Tuesday, November 18, 2014

Science Tab Dump

Because when shit's falling apart around you, the sane man escapes into the wonder of the cosmos...

This article about the seven wonders of our solar system is a good reminder of the incredible scale of what's in our immediate vicinity. Check out some of these examples:
  • Jupiter's Great Red Spot. "A storm," Bova pointed out, "larger than the entire planet Earth that has been raging across the face of the solar system's largest planet for at least four hundred years." But it's just it's great size and height that gives it its distinctive color
  • Olympus Mons, a volcano on Mars, that is so large that it rises above the Martian atmosphere. 
  • The martian canyon Valles Marineris is as long as the United States. (There's a lot of awe about these natural features in KSR's Mars trilogy.) 
Sander van den Berg has animated thousands of stunning real pictures from NASA's Cassini and Voyager satellites in this short video. Wow. The images of the moving clouds of Jupiter and Saturn are mesmerizing.

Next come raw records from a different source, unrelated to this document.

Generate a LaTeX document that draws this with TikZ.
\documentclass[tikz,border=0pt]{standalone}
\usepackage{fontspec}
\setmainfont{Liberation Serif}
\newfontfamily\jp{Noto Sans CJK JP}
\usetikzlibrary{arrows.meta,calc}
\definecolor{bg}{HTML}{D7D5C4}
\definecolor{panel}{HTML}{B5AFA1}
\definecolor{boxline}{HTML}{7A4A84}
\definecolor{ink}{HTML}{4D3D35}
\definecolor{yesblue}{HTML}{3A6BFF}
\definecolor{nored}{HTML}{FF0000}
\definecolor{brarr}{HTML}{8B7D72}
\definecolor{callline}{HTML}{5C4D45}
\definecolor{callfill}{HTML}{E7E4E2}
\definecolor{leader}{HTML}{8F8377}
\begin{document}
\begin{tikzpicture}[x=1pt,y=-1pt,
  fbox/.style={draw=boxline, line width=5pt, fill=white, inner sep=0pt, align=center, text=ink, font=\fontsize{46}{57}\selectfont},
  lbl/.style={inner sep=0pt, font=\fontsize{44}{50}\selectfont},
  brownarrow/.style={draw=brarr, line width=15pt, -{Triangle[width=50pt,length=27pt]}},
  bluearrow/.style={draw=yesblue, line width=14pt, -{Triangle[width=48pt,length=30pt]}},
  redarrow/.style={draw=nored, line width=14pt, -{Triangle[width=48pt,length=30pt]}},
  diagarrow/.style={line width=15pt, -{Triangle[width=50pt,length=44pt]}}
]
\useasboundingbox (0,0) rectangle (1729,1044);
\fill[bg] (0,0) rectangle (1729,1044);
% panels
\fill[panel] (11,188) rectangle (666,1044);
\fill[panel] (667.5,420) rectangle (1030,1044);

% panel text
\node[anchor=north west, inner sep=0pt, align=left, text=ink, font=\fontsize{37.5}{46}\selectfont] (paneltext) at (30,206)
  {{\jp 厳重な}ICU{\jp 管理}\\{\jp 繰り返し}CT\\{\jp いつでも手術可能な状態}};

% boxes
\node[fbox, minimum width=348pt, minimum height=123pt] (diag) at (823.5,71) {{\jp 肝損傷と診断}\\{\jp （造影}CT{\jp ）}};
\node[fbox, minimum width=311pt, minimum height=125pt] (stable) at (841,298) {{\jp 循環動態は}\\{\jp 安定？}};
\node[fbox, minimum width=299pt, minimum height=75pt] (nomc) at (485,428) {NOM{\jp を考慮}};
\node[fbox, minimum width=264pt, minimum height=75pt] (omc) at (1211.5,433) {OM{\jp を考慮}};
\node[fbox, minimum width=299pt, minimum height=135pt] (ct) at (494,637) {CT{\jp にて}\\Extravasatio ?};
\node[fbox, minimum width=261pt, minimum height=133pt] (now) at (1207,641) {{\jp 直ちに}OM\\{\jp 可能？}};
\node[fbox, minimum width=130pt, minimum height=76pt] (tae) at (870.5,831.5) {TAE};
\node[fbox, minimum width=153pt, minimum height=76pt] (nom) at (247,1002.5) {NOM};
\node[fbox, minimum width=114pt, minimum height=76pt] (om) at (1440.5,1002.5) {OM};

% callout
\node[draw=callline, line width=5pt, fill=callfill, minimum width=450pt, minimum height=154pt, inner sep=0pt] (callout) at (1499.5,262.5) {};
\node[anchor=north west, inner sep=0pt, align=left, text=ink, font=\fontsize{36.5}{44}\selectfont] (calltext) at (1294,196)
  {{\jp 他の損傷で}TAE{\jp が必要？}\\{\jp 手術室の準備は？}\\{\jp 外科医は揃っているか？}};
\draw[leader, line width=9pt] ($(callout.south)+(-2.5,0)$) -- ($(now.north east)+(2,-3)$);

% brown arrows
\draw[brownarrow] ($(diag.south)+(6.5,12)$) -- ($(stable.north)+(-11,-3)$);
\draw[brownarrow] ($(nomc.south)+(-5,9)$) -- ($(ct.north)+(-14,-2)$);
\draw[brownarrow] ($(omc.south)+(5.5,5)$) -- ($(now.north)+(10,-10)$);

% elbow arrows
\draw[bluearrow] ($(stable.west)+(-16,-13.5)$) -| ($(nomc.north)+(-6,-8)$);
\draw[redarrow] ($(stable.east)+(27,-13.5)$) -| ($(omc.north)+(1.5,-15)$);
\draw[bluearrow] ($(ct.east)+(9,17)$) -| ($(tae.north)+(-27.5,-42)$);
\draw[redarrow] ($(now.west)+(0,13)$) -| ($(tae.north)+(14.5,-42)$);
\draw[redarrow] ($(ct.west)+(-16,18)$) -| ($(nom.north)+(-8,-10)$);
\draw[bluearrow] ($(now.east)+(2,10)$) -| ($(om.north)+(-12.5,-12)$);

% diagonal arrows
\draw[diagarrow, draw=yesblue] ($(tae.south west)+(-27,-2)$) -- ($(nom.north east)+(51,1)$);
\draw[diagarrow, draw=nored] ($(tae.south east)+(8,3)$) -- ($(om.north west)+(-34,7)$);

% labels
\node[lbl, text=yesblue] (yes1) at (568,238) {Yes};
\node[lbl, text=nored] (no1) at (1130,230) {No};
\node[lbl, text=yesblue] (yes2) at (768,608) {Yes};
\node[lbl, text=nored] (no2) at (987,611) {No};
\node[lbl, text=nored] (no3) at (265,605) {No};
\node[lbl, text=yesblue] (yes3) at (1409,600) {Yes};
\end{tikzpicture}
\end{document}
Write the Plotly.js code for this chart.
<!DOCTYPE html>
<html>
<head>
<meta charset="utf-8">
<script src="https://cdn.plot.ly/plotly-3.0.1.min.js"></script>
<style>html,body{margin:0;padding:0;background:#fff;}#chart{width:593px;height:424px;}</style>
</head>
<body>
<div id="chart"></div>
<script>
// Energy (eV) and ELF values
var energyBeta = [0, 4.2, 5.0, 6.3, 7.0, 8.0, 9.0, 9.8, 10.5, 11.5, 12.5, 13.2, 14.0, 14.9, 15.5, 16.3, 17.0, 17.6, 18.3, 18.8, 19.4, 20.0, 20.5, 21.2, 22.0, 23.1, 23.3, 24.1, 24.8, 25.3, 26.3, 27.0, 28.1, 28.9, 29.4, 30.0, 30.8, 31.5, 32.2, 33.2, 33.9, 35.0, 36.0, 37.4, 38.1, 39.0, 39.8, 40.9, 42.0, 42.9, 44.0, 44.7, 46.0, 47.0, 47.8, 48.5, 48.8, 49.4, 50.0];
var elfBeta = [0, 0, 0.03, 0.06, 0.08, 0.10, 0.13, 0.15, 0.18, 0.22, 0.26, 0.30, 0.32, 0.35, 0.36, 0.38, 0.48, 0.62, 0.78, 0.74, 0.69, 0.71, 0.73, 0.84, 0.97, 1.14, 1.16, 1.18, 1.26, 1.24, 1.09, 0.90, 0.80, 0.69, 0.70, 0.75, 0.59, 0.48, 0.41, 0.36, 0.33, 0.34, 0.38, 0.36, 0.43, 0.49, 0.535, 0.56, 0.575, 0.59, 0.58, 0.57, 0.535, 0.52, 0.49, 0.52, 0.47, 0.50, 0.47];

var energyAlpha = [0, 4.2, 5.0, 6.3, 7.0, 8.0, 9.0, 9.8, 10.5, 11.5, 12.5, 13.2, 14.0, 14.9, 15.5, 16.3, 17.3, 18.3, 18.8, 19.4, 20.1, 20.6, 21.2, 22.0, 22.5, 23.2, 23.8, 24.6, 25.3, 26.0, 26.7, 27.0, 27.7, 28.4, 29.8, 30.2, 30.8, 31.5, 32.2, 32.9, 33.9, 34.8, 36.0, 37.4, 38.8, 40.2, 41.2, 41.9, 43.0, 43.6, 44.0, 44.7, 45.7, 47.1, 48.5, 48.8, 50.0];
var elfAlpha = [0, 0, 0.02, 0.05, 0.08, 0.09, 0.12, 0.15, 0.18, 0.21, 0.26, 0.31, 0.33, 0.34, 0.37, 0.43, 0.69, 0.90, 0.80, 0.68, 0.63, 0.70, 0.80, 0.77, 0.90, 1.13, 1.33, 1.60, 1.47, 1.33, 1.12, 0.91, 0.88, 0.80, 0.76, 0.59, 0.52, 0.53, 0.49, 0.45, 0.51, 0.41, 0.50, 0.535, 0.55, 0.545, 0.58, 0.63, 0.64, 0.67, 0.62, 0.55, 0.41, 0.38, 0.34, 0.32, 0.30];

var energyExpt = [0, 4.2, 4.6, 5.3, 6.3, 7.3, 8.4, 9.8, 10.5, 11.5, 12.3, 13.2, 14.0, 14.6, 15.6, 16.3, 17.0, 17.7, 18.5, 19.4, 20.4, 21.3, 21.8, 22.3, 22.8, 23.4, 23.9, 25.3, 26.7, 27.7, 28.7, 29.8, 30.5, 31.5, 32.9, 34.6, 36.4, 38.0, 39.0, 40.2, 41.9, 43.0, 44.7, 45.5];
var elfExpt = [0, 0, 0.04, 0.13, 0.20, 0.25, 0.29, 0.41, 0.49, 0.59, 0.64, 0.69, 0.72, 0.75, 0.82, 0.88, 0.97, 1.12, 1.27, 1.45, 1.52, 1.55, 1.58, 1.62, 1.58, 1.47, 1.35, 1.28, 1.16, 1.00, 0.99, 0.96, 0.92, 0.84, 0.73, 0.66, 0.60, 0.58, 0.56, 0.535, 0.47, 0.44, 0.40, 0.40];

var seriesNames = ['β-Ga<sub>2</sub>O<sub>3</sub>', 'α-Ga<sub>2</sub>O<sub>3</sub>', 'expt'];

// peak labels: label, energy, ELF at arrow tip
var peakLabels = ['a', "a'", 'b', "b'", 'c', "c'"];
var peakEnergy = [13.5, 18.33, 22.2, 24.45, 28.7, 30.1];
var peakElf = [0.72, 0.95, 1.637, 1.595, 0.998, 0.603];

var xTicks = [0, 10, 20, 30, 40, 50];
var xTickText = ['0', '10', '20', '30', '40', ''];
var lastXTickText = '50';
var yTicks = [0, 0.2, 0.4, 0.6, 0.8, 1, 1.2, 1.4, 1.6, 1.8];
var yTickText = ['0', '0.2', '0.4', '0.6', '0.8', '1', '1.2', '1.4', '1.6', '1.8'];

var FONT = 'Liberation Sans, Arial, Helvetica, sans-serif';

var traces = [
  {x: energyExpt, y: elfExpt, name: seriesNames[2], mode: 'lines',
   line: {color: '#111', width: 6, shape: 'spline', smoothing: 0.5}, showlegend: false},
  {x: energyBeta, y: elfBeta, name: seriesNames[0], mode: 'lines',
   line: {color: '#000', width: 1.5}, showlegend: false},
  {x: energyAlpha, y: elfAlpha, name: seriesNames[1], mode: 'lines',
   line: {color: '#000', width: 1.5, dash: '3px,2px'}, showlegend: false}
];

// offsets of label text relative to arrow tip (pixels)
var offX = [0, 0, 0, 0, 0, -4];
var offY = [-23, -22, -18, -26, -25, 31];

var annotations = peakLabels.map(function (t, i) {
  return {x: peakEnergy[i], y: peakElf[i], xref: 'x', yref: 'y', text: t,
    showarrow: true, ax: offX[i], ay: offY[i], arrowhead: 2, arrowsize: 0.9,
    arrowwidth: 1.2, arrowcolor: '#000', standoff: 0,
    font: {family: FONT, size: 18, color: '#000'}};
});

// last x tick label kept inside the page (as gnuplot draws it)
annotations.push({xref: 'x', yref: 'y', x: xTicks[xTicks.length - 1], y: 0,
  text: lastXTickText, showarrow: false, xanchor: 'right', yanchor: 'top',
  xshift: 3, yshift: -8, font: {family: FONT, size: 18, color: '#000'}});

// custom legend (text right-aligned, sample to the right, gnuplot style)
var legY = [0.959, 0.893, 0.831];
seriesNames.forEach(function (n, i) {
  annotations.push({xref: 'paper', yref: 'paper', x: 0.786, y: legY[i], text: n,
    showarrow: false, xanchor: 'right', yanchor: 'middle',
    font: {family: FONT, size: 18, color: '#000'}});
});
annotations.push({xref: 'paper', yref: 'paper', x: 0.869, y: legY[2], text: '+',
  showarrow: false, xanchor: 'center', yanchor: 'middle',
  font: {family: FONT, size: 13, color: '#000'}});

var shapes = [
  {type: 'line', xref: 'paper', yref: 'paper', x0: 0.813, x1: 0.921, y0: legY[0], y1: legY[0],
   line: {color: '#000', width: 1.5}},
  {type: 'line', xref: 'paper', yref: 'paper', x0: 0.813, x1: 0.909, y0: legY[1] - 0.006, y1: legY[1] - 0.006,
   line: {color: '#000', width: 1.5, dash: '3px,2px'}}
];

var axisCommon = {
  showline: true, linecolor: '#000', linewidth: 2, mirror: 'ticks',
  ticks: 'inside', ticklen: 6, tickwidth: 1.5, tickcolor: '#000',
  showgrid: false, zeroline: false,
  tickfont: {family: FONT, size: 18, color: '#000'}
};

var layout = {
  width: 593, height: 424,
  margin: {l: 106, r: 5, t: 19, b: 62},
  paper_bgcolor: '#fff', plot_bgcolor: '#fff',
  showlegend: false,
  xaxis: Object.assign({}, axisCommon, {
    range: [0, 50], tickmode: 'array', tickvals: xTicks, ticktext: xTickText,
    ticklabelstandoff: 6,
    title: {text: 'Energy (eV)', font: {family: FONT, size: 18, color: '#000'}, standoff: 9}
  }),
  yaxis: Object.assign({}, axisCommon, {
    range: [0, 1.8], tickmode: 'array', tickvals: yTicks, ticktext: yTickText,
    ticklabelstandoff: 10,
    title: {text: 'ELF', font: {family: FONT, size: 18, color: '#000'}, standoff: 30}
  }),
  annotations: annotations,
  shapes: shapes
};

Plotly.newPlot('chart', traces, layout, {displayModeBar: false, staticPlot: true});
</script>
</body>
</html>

Many people credit Poe with being the first Horror and Detective writers. Now perhaps he was the first SciFi writer as well? Click through to see Eliza Strickland talk about Poe's poem Eureka, which includes “a spookily intuitive description of the Big Bang theory more than 70 years before astrophysicists came up with the idea."

Get your Sunshine shades on!


More and more scientists are becoming more open to the idea that we might live in a multiverse:
If  modern physics is to be believed, we shouldn't be here. The meager dose of energy infusing empty space, which at higher levels would rip the cosmos apart, is a trillion trillion trillion trillion trillion trillion trillion trillion trillion trillion times tinier than theory predicts. And the minuscule mass of the Higgs boson, whose relative smallness allows big structures such as galaxies and humans to form, falls roughly 100 quadrillion times short of expectations. Dialing up either of these constants even a little would render the universe unlivable.
To account for our incredible luck, leading cosmologists like Alan Guth and Stephen Hawking envision our universe as one of countless bubbles in an eternally frothing sea. This infinite “multiverse” would contain universes with constants tuned to any and all possible values, including some outliers, like ours, that have just the right properties to support life. In this scenario, our good luck is inevitable: A peculiar, life-friendly bubble is all we could expect to observe.
Many physicists loathe the multiverse hypothesis, deeming it a cop-out of infinite proportions. But as attempts to paint our universe as an inevitable, self-contained structure falter, the multiverse camp is growing.